2015 Swedish Golf Tour season
- Duration: May 2015 – October 2015
- Number of official events: 9
- Most wins: 2 wins (tie): Olivia Cowan Isi Gabsa
- Order of Merit winner: Johanna Gustavsson

= 2015 Swedish Golf Tour (women) =

30th season of the Swedish Golf Tour (women)

The 2015 Swedish Golf Tour, known as the Nordea Tour for sponsorship reasons, was the 30th season of the Swedish Golf Tour, a series of professional golf tournaments for women held in Sweden and Norway.

A number of the tournaments also featured on the 2015 LET Access Series (LETAS).

==Schedule==
The season consisted of 9 tournaments played between May and October, where two events were held in Norway.

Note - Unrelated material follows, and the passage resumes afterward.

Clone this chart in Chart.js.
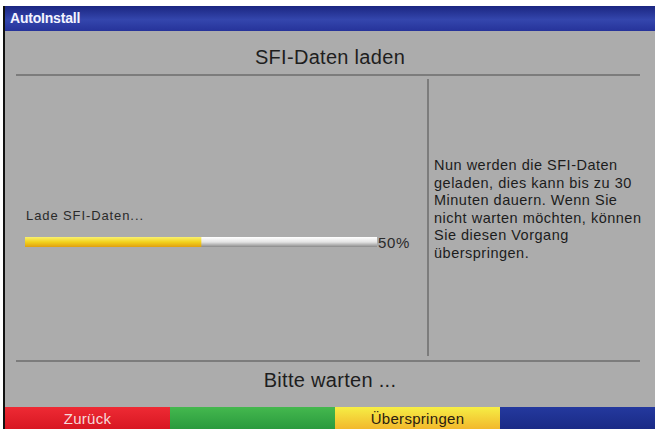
<!DOCTYPE html>
<html>
<head>
<meta charset="utf-8">
<script src="https://cdn.jsdelivr.net/npm/chart.js@4"></script>
<style>
  body { margin:0; width:655px; height:429px; background:#fff; overflow:hidden; font-family:"Liberation Sans", Arial, sans-serif; position:relative; }
  .edge { position:absolute; left:3px; top:6px; width:2px; height:423px; background:#111; }
  .titlebar { position:absolute; left:5px; top:6px; width:650px; height:25px; background:linear-gradient(#1b2681, #3446ad 55%, #26339a); }
  .titlebar span { position:absolute; left:5px; top:4px; color:#f4f4ff; font-weight:bold; font-size:14px; letter-spacing:-0.2px; }
  .body { position:absolute; left:5px; top:31px; width:650px; height:376px; background:#acacac; }
  .hline { position:absolute; height:2px; background:#7c7c7c; }
  .vline { position:absolute; width:2px; background:#7c7c7c; }
  .head { position:absolute; left:5px; width:650px; text-align:center; color:#1e1e1e; font-size:20px; letter-spacing:0.3px; }
  .lade { position:absolute; left:26px; top:208px; font-size:13px; letter-spacing:0.9px; color:#2a2a2a; }
  .pct { position:absolute; left:378px; top:234px; font-size:15px; letter-spacing:0.6px; color:#2a2a2a; }
  .info { position:absolute; left:434px; top:157px; font-size:14.5px; line-height:17.6px; letter-spacing:0.5px; color:#1c1c1c; }
  #bar { position:absolute; left:25px; top:237px; width:352px; height:10px; }
  .btn { position:absolute; top:407px; height:22px; text-align:center; font-size:15px; line-height:23px; letter-spacing:0.3px; }
</style>
</head>
<body>
<div class="edge"></div>
<div class="titlebar"><span>AutoInstall</span></div>
<div class="body"></div>
<div class="head" style="top:46px;">SFI-Daten laden</div>
<div class="hline" style="left:16px; top:74px; width:624px;"></div>
<div class="vline" style="left:427px; top:79px; height:277px;"></div>
<div class="hline" style="left:16px; top:360px; width:624px;"></div>
<div class="lade">Lade SFI-Daten...</div>
<div id="bar"><canvas id="myChart"></canvas></div>
<div class="pct" id="pct"></div>
<div class="info">Nun werden die SFI-Daten<br>geladen, dies kann bis zu 30<br>Minuten dauern. Wenn Sie<br>nicht warten möchten, können<br>Sie diesen Vorgang<br>überspringen.</div>
<div class="head" style="top:369px;">Bitte warten ...</div>
<div class="btn" style="left:5px; width:165px; background:linear-gradient(#ee2a34, #d81722); color:#f6dada;">Zurück</div>
<div class="btn" style="left:170px; width:165px; background:linear-gradient(#44b84e, #2a9a3e);"></div>
<div class="btn" style="left:335px; width:165px; background:linear-gradient(#f6ee45, #f2b82c); color:#2a2010;">Überspringen</div>
<div class="btn" style="left:500px; width:155px; background:linear-gradient(#24399e, #1a2a86);"></div>

<script>
const labels = ['SFI'];
const loaded = [50];
const remaining = [50];

document.getElementById('pct').textContent = loaded[0] + '%';

const ctx = document.getElementById('myChart');

const cfg = {
    type: 'bar',
    data: {
        labels: labels,
        datasets: [{
            label: 'geladen',
            data: loaded,
            backgroundColor: function(c) {
                const a = c.chart.chartArea;
                if (!a) return '#f0c020';
                const g = c.chart.ctx.createLinearGradient(0, a.top, 0, a.bottom);
                g.addColorStop(0, '#f8f070');
                g.addColorStop(0.5, '#f2d21c');
                g.addColorStop(1, '#e0a010');
                return g;
            },
            borderWidth: 0
        }, {
            label: 'offen',
            data: remaining,
            backgroundColor: function(c) {
                const a = c.chart.chartArea;
                if (!a) return '#ddd';
                const g = c.chart.ctx.createLinearGradient(0, a.top, 0, a.bottom);
                g.addColorStop(0, '#ffffff');
                g.addColorStop(0.5, '#e4e4e4');
                g.addColorStop(1, '#8a8a8a');
                return g;
            },
            borderWidth: 0
        }]
    },
    options: {
        indexAxis: 'y',
        responsive: true,
        maintainAspectRatio: false,
        animation: false,
        datasets: { bar: { barPercentage: 1, categoryPercentage: 1 } },
        layout: { padding: 0 },
        plugins: { legend: { display: false }, tooltip: { enabled: false } },
        scales: {
            x: { stacked: true, min: 0, max: 100, display: false },
            y: { stacked: true, display: false }
        }
    }
};

let chart = new Chart(ctx, cfg);
</script>
</body>
</html>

| Date | Tournament | Venue | Winner | Runner(s)-up | Purse (SEK) | Tour | Ref |
|---|---|---|---|---|---|---|---|
| 24 May | PGA Halmstad Ladies Open at Haverdal | Haverdal | GER Isi Gabsa | SWE Jessica Ljungberg | €35,000 | LETAS |  |
| 31 May | Drøbak Ladies Open | Drøbak, Norway | GER Isi Gabsa | ESP Natalia Escuriola Martinez (a) | €35,000 | LETAS |  |
| 28 Jun | SM Match | Ullna | SWE Camilla Lennarth | SWE Louise Ridderström (a) | 200,000 |  |  |
| 5 Jul | Borås Ladies Open | Borås | GER Olivia Cowan | FIN Oona Vartiainen | €35,000 | LETAS |  |
| 7 Aug | Norrporten Ladies Open | Sundsvall | GER Olivia Cowan | FIN Krista Bakker | €35,000 | LETAS |  |
| 13 Aug | Larvik Ladies Open | Larvik, Norway | SWE Johanna Gustavsson | ESP Natalia Escuriola Martinez (a) | €35,000 | LETAS |  |
| 22 Aug | Sölvesborg Ladies Open | Sölvesborg | FRA Ariane Provot | SWE Lynn Carlsson SCO Laura Murray | €35,000 | LETAS |  |
| 18 Sep | Örebro Ladies Open | Örebro City | SWE Natalie Wille | SWE Louise Friberg | 200,000 |  |  |
| 10 Oct | Tourfinal Vellinge Open | Ljunghusen | SWE Sarah Nilsson | SWE Lynn Carlsson | 300,000 |  |  |

==See also==
- 2015 Swedish Golf Tour (men's tour)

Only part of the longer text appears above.